[PATCH v9 0/10] iommu/vt-d: Fix intel vt-d faults in kdump kernel

Don Dutile ddutile at redhat.com
Mon May 4 08:21:57 PDT 2015


On 05/04/2015 07:05 AM, Joerg Roedel wrote:
> On Fri, Apr 03, 2015 at 04:40:31PM +0800, Dave Young wrote:
>> Have not read all the patches, but I have a question, not sure this
>> has been answered before. Old memory is not reliable, what if the old
>> memory get corrupted before panic? Is it safe to continue using it in
>> 2nd kernel, I worry that it will cause problems.
>
> Yes, the old memory could be corrupted, and there are more failure cases
> left which we have no way of handling yet (if iommu data structures are
> in kdump backup areas).
>
> The question is what to do if we find some of the old data structures
> corrupted, hand how far should the tests go. Should we also check the
> page-tables, for example? I think if some of the data structures for a
> device are corrupted it probably already failed in the old kernel and
> things won't get worse in the new one.
>
> So checking is not strictly necessary in the first version of these
> patches (unless we find a valid failure scenario). Once we have some
> good plan on what to do if we find corruption, we can add checking of
> course.
>
>
> Regards,
>
> 	Joerg
>

Agreed.  This is a significant improvement over what we (don') have.

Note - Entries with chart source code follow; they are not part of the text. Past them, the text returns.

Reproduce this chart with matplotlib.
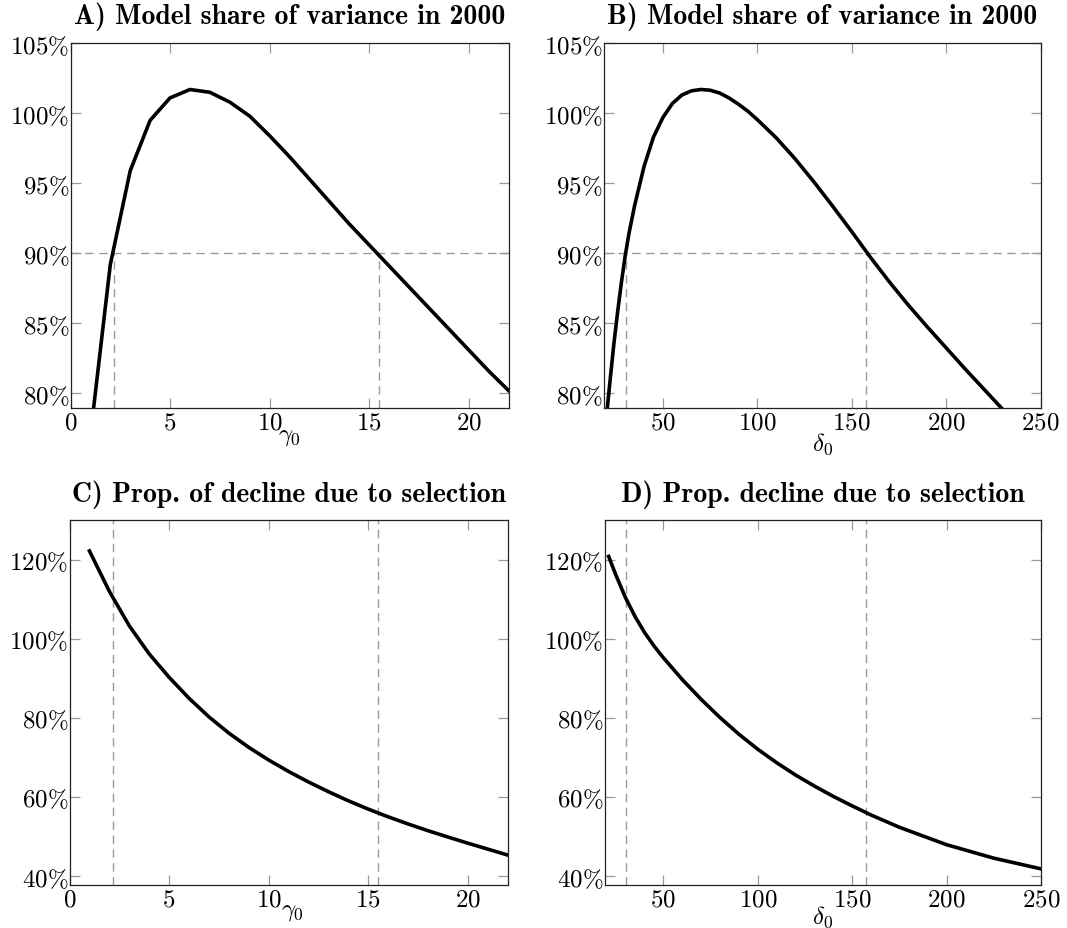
import numpy as np
import matplotlib
matplotlib.use('Agg')
import matplotlib.pyplot as plt

plt.rcParams['mathtext.fontset'] = 'cm'
plt.rcParams['font.family'] = 'serif'
plt.rcParams['font.serif'] = ['DejaVu Serif']
plt.rcParams['axes.unicode_minus'] = False

# panel A: model share of variance vs gamma_0 (%)
gammaA = [1, 2, 3, 4, 5, 6, 7, 8, 9, 10, 11, 12, 13, 14, 15, 16, 17, 18, 19, 20, 21, 22]
shareA = [77.0, 89.2, 95.9, 99.5, 101.1, 101.7, 101.5, 100.8, 99.8, 98.4, 96.9, 95.3,
          93.7, 92.1, 90.6, 89.1, 87.6, 86.1, 84.6, 83.1, 81.6, 80.2]

# panel B: model share of variance vs delta_0 (%)
deltaB = [20, 22, 24, 26, 28, 30, 32, 35, 40, 45, 50, 55, 60, 65, 70, 75, 80, 85, 90, 95,
          100, 110, 120, 130, 140, 150, 160, 170, 180, 190, 200, 210, 220, 230]
shareB = [78.2, 80.9, 83.5, 85.8, 87.9, 89.8, 91.4, 93.4, 96.2, 98.3, 99.7, 100.7, 101.3,
          101.6, 101.7, 101.65, 101.45, 101.1, 100.65, 100.15, 99.55, 98.25, 96.75, 95.1,
          93.35, 91.55, 89.7, 87.95, 86.3, 84.75, 83.25, 81.75, 80.3, 78.85]

# panel C: proportion of decline due to selection vs gamma_0 (%)
gammaC = [1, 2, 3, 4, 5, 6, 7, 8, 9, 10, 11, 12, 13, 14, 15, 16, 17, 18, 19, 20, 21, 22]
propC = [122.2, 112.0, 103.3, 96.2, 90.3, 85.0, 80.3, 76.2, 72.6, 69.4, 66.5, 63.85,
         61.4, 59.1, 57.0, 55.05, 53.25, 51.55, 49.95, 48.4, 46.9, 45.4]

# panel D: proportion of decline due to selection vs delta_0 (%)
deltaD = [21, 25, 30, 35, 40, 45, 50, 60, 70, 80, 90, 100, 110, 120, 130, 140, 150,
          160, 175, 200, 225, 250]
propD = [120.8, 115.9, 110.3, 105.6, 101.6, 98.2, 95.2, 89.7, 84.7, 80.1, 75.9, 72.1,
         68.7, 65.6, 62.8, 60.2, 57.8, 55.5, 52.4, 48.0, 44.6, 41.9]

gamma_cut = [2.2, 15.5]
delta_cut = [30.3, 157.4]

titles = ['A) Model share of variance in 2000', 'B) Model share of variance in 2000',
          'C) Prop. of decline due to selection', 'D) Prop. decline due to selection']
ytA = [80, 85, 90, 95, 100, 105]
ytC = [40, 60, 80, 100, 120]
xt_gamma = [0, 5, 10, 15, 20]
xt_delta = [50, 100, 150, 200, 250]

fig = plt.figure(figsize=(10.67, 9.29), dpi=100)
W, H = 1067.0, 929.0
boxes = [(70.5, 508.5, 44.3, 409), (604, 1040.5, 44.3, 409),
         (69.5, 507.5, 521, 885.7), (604.5, 1041, 521, 885.7)]
axes = []
for (l, r, t, b) in boxes:
    axes.append(fig.add_axes([l / W, 1 - b / H, (r - l) / W, (b - t) / H]))

def pct(v):
    return [r'$%d\%%$' % x for x in v]

dash = dict(color='#999999', lw=1.0, ls=(0, (6, 4)))

for i, ax in enumerate(axes):
    ax.tick_params(direction='in', length=7, width=0.9, color='#999999',
                   top=True, right=True, labelsize=18)
    ax.tick_params(axis='x', pad=2)
    ax.tick_params(axis='y', pad=1)
    for s in ax.spines.values():
        s.set_linewidth(0.9)
        s.set_color('#222222')
    ax.set_title(titles[i], fontsize=20, fontfamily='cmb10',
                 pad=14.5 if i < 2 else 14)

# A
ax = axes[0]
ax.set_xlim(0, 22)
ax.set_ylim(78.95, 105)
ax.axhline(90, **dash)
for g in gamma_cut:
    ax.plot([g, g], [78.95, 90], **dash)
ax.plot(gammaA, shareA, color='black', lw=2.6, solid_joinstyle='round')
ax.set_xticks(xt_gamma, [r'$%d$' % x for x in xt_gamma])
ax.set_yticks(ytA, pct(ytA))
ax.text(0.5, -0.045, r'$\gamma_0$', transform=ax.transAxes, ha='center', va='top', fontsize=18)

# B
ax = axes[1]
ax.set_xlim(18.8, 250)
ax.set_ylim(78.95, 105)
ax.axhline(90, **dash)
for d in delta_cut:
    ax.plot([d, d], [78.95, 90], **dash)
ax.plot(deltaB, shareB, color='black', lw=2.6, solid_joinstyle='round')
ax.set_xticks(xt_delta, [r'$%d$' % x for x in xt_delta])
ax.set_yticks(ytA, pct(ytA))
ax.text(0.5, -0.062, r'$\delta_0$', transform=ax.transAxes, ha='center', va='top', fontsize=18)

# C
ax = axes[2]
ax.set_xlim(0, 22)
ax.set_ylim(37.9, 130)
for g in gamma_cut:
    ax.axvline(g, **dash)
ax.plot(gammaC, propC, color='black', lw=2.6, solid_joinstyle='round')
ax.set_xticks(xt_gamma, [r'$%d$' % x for x in xt_gamma])
ax.set_yticks(ytC, pct(ytC))
ax.text(0.51, -0.04, r'$\gamma_0$', transform=ax.transAxes, ha='center', va='top', fontsize=18)

# D
ax = axes[3]
ax.set_xlim(18.8, 250)
ax.set_ylim(37.9, 130)
for d in delta_cut:
    ax.axvline(d, **dash)
ax.plot(deltaD, propD, color='black', lw=2.6, solid_joinstyle='round')
ax.set_xticks(xt_delta, [r'$%d$' % x for x in xt_delta])
ax.set_yticks(ytC, pct(ytC))
ax.text(0.5, -0.052, r'$\delta_0$', transform=ax.transAxes, ha='center', va='top', fontsize=18)

fig.savefig('out.png', dpi=100)
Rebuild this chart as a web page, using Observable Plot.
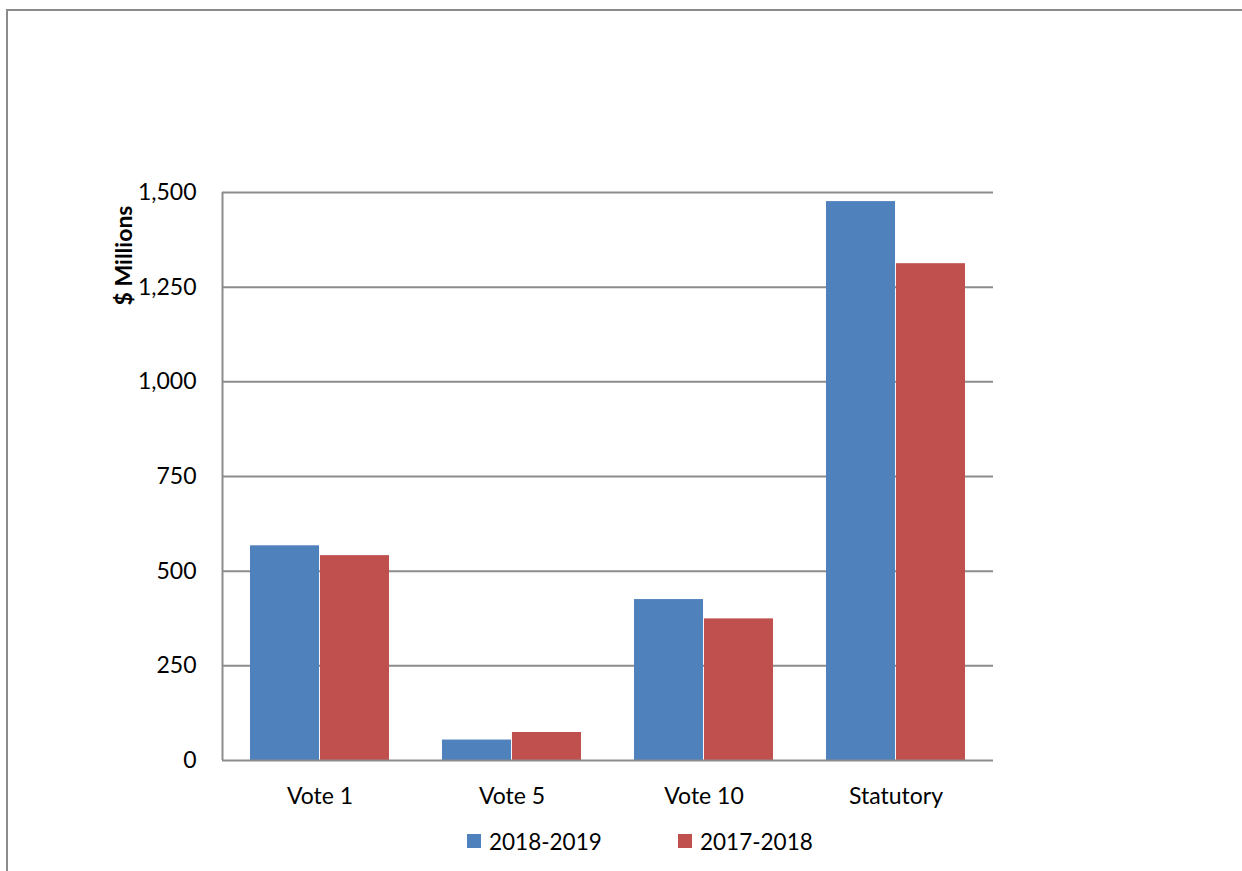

Corruption related to IOMMU must occur within the host, and it must be
a software corruption, b/c the IOMMU inherently protects itself by protecting
all of memory from errant DMAs.  Therefore, if the only IOMMU corruptor is
in the host, it's likely the entire host kernel crash dump will either be
useless, or corrupted by the security breach, at which point,
this is just another scenario of a failed crash dump that will never be taken.

The kernel can't protect the mapping tables, which are the most likely area to
be corrupted, b/c it'd (minimally) have to be per-device (to avoid locking
& coherency issues), and would require significant
overhead to keep/update a checksum-like scheme on (potentially) 4 levels of page tables.